Electronic – Would pictured circuit be good enough to power ATmega162

avrdecoupling-capacitorpower supply

I've read the datasheet and the application notes elated to AVR Hardware Design Considerations and EMI. From them and various Internet sources I came up with pictured design for power supply circuit for ATmega162. AVR would be connected after C3. Right now, I plan to run the device form its internal clock source, but later I plan to try with external 16 MHz crystal.

Image 1

There are few things I'm not certain about. First, I'm I overdoing it with 4 capacitors near the microcontroller? Some sources say that decoupling capacitors should be placed in decades while some say that the 100nF is enough. I was thinking about using multilayer capacitors for 100 nF and 10 nF and ceramic disk for 1 nF. Would that work?

Next point is the inductor. In one document, it is placed between the electrolytic capacitor and in the other document between last capacitor and power supply. Which location would be better? I'm thinking about placing it after last capacitor close to the microcontroller, but the HDC document made me uncertain about that. As far as I understand it, coils do their best to keep current constant, so the coil should prevent spreading of pulses as the controller switches states.

AVR Hardware Design Considerations recommend tantalum electrolytic capacitor.

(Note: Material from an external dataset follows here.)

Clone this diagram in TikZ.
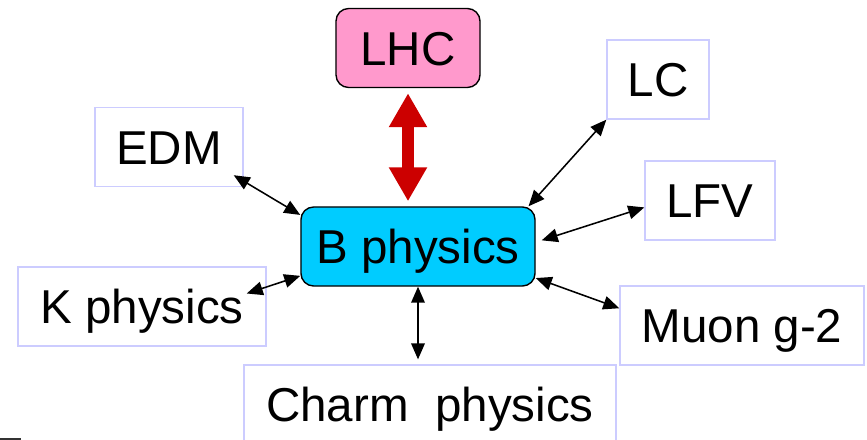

Is there any special reason for that?

On the board, I'd place a MAX232, couple of 20 mA LEDs and 2*16 character LCD screen. What decoupling capacitor should I use near the power connector of the board?

Best Answer

It depends a lot on your requirements as a simple logic circuit will run properly with just 100 nF and nothing else. If you have sensitive analog voltages the choke (or, maybe better, ferrite) can be helpful.

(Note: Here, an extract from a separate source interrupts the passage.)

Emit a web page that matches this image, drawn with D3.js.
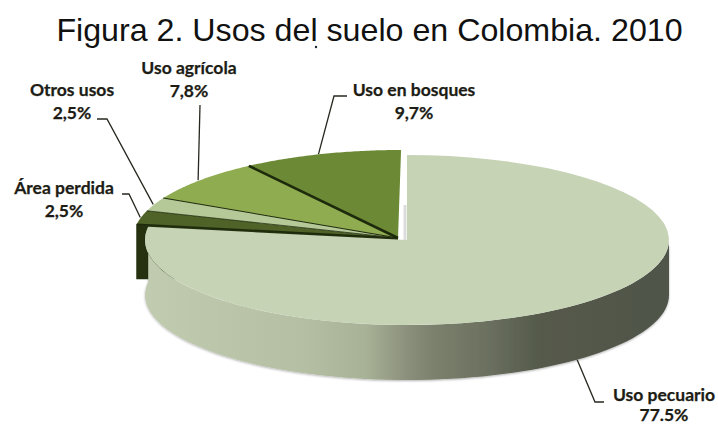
<!DOCTYPE html>
<html lang="es">
<head>
<meta charset="utf-8">
<script src="https://cdn.jsdelivr.net/npm/d3@7/dist/d3.min.js"></script>
<style>
  html, body { margin: 0; padding: 0; background: #fff; }
  svg { display: block; }
  .title { font-family: "Liberation Sans", Arial, sans-serif; font-size: 32.2px; fill: #111; }
  .lab { font-family: Lato, "Open Sans", sans-serif; font-weight: 700; font-size: 17.5px; fill: #1c1c14; stroke: #1c1c14; stroke-width: 0.25; text-anchor: middle; }
</style>
</head>
<body>
<svg id="chart" width="718" height="425"></svg>
<script>
// Land use shares, clockwise from twelve o'clock
const categories = ["Uso pecuario", "Área perdida", "Otros usos", "Uso agrícola", "Uso en bosques"];
const shares = [77.5, 2.5, 2.5, 7.8, 9.7];
const shareLabels = ["77.5%", "2,5%", "2,5%", "7,8%", "9,7%"];
const topColors = ["#c6d3b5", "#4f6228", "#b5c898", "#8fad50", "#6c8a35"];
const seamWidths = [0, 0.8, 0.8, 1, 2.6];
const chartTitle = "Figura 2. Usos del suelo en Colombia. 2010";

const svg = d3.select("#chart");
const defs = svg.append("defs");

// Tilted disc geometry
const mainRx = 262, ry = 85, depth = 55;
const mainCentre = [407, 240];   // the large slice is pulled out from the rest
const restCentre = [398, 238];
const restRx = 265, restRy = 88;

const pie = d3.pie().sort(null).value(d => d).startAngle(0).endAngle(2 * Math.PI);
const slices = pie(shares);

// Point on a tilted disc; angle measured clockwise from the top
const onRim = (a, c, xr, yr) => [c[0] + xr * Math.sin(a), c[1] - yr * Math.cos(a)];

function sector(s, c, xr, yr) {
  const pts = d3.range(0, 61).map(i => onRim(s.startAngle + (s.endAngle - s.startAngle) * i / 60, c, xr, yr));
  return d3.line()([c, ...pts, c]);
}

function wall(a0, a1, c, xr, yr) {
  const top = d3.range(0, 81).map(i => onRim(a0 + (a1 - a0) * i / 80, c, xr, yr));
  const bottom = top.slice().reverse().map(p => [p[0], p[1] + depth]);
  return d3.line()([...top, ...bottom]) + "Z";
}

// Horizontal shading along the rim of the large slice
const wallShade = defs.append("linearGradient")
  .attr("id", "wallShade").attr("gradientUnits", "userSpaceOnUse")
  .attr("x1", mainCentre[0] - mainRx).attr("x2", mainCentre[0] + mainRx).attr("y1", 0).attr("y2", 0);
[[0, "#c0cbb0"], [0.3, "#b4bfa4"], [0.42, "#a8b296"], [0.5, "#8b907c"], [0.55, "#7b816d"],
 [0.65, "#6c7160"], [0.75, "#555a4b"], [1, "#4f544a"]].forEach(([o, c]) =>
  wallShade.append("stop").attr("offset", o).attr("stop-color", c));

const soft = defs.append("filter").attr("id", "soft")
  .attr("x", "-5%").attr("y", "-5%").attr("width", "110%").attr("height", "115%");
soft.append("feDropShadow").attr("dx", 0).attr("dy", 1).attr("stdDeviation", 1.2)
  .attr("flood-color", "#000").attr("flood-opacity", 0.3);

svg.append("text").attr("class", "title")
  .attr("x", 369.5).attr("y", 41).attr("text-anchor", "middle").text(chartTitle);
svg.append("circle").attr("cx", 316).attr("cy", 47).attr("r", 1.2).attr("fill", "#1a2430");

// Dark rim of the detached group, running in behind the large slice
const lost = slices[1];
const lostEdge = onRim(lost.startAngle, restCentre, restRx, restRy);
svg.append("path").attr("fill", "#26320f")
  .attr("d", d3.line()([lostEdge, restCentre,
    [restCentre[0], lostEdge[1] + depth], [lostEdge[0], lostEdge[1] + depth]]) + "Z");

// Faint shadow on the cut face next to the gap
svg.append("line")
  .attr("x1", mainCentre[0] - 2).attr("x2", mainCentre[0] - 2)
  .attr("y1", mainCentre[1] - 35).attr("y2", mainCentre[1])
  .attr("stroke", "#dcdcdc").attr("stroke-width", 3);

// Detached slices, leaning slightly towards the gap
const small = svg.append("g")
  .attr("transform", `translate(${restCentre}) skewX(-2) translate(${restCentre.map(v => -v)})`);
slices.slice(1).forEach((s, i) => {
  small.append("path").attr("d", sector(s, restCentre, restRx, restRy)).attr("fill", topColors[i + 1]);
  const edge = onRim(s.startAngle, restCentre, restRx, restRy);
  small.append("line")
    .attr("x1", restCentre[0]).attr("y1", restCentre[1])
    .attr("x2", edge[0]).attr("y2", edge[1])
    .attr("stroke", "#1e2a0c").attr("stroke-width", i === 0 ? 1.6 : seamWidths[i + 1]);
});

// Large slice: rim first, then the top face
const main = slices[0];
svg.append("path").attr("fill", "url(#wallShade)").attr("filter", "url(#soft)")
  .attr("d", wall(Math.PI / 2, main.endAngle, mainCentre, mainRx, ry));
svg.append("path").attr("d", sector(main, mainCentre, mainRx, ry)).attr("fill", topColors[0]);

// Leader lines start on the rim at each slice's mid angle
const leaders = [
  { i: 0, c: mainCentre, xr: mainRx, yr: ry, drop: depth, via: [[595, 402], [604, 402]] },
  { i: 1, c: restCentre, xr: restRx, yr: restRy, drop: 0, via: [[129, 194], [122, 194]] },
  { i: 2, c: restCentre, xr: restRx, yr: restRy, drop: 0, via: [[107, 119], [97, 119]] },
  { i: 3, c: restCentre, xr: restRx, yr: restRy, drop: 0, via: [[200, 105]] },
  { i: 4, c: restCentre, xr: restRx, yr: restRy, drop: 0, via: [[334, 96], [347, 96]] }
];
leaders.forEach(l => {
  const s = slices[l.i];
  const p = onRim((s.startAngle + s.endAngle) / 2, l.c, l.xr, l.yr);
  svg.append("path").attr("fill", "none").attr("stroke", "#26281f").attr("stroke-width", 1.3)
    .attr("d", d3.line()([[p[0], p[1] + l.drop], ...l.via]));
});

// Category and share captions
const captionAt = [[664, 401], [64, 194], [72, 96], [189, 74], [414, 96]];
const captionGap = [20, 23, 23, 23, 23];
slices.forEach((s, i) => {
  const t = svg.append("text").attr("class", "lab")
    .attr("x", captionAt[i][0]).attr("y", captionAt[i][1]);
  t.append("tspan").attr("x", captionAt[i][0]).text(categories[i]);
  t.append("tspan").attr("x", captionAt[i][0]).attr("dy", captionGap[i]).text(shareLabels[i]);
});
</script>
</body>
</html>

I don't think 1 nF and 10 nF will give you any advantage, but if you have a lot of input ripple or want very low output ripple, I'd add 10 µF on the right side (there are even ceramics in 0805 nowadays).

The inductor needs to be on the power supply side, not near the controller. If it would be there, the controller's supply voltage would drop seriously every time it switches something (internally or externally).

Multilayer ceramics are the new tantalum. ;) I guess, they recommend them in contrast to aluminium electrolytics because of their low ESR.

Your circuit won't draw much current, so maybe 100 µF electrolytic or less at the input? That's really just a guess because if you have a clean supply you probably don't need any capacitors at the input at all (but they won't hurt).